Be an Official Solopreneur

I always knew I wanted to be an entrepreneur. At seven years old, I learned how to calculate money. I was writing business plans at 9. I did not know then that becoming the next Uber, Chobani, or Spanx would mean starting as the only employee. That realization didn't bother me, but it did require a sense of ownership and acceptance that many new entrepreneurs don't think they deserve.

When you read business articles, they will give you the spiel that you have to set yourself as a Limited Liability Company (LLC), Subchapter Corp (S Corp), or a C corporation (C Corp) but that doesn't necessarily have to be your immediate path. For example, I started with a business license from my local government. Having the business license was great because it ensured I had the business name I wanted and established an official record of my use of that name. It also informed my state that I was doing business under a professional title. Each state and its municipalities have different requirements for setting up a business license or "Doing Business As," or DBA certificate. There are fees to file, but they are usually nominal and worth the investment.
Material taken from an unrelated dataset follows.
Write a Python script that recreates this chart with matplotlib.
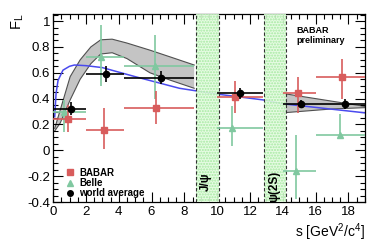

I then called the IRS for a Federal Employer Identification Number (FEIN). Those two steps established me as a credible business in my state and the official identity it deserved. You can get a FEIN by calling the IRS hotline or applying online. It is 100% free to apply for it. A FEIN number is useful because it means you can do business without providing a social security number to vendors or clients.

In the long run, it paid off to set up my business this way because when I applied for loans, business credit cards, certifications, and more, I had documentation and evidence of a legitimate business. Even when I tried moving into an S-Corp, I was able to keep my business name and the FEIN. Eventually, I became a Limited Liability Company (LLC) and kept my business name and FEIN.

Even though my business evolved, it started small. However, size should not mean a lack of. You can still have the credentials to establish your business. So be as official as you can be and set yourself up for success.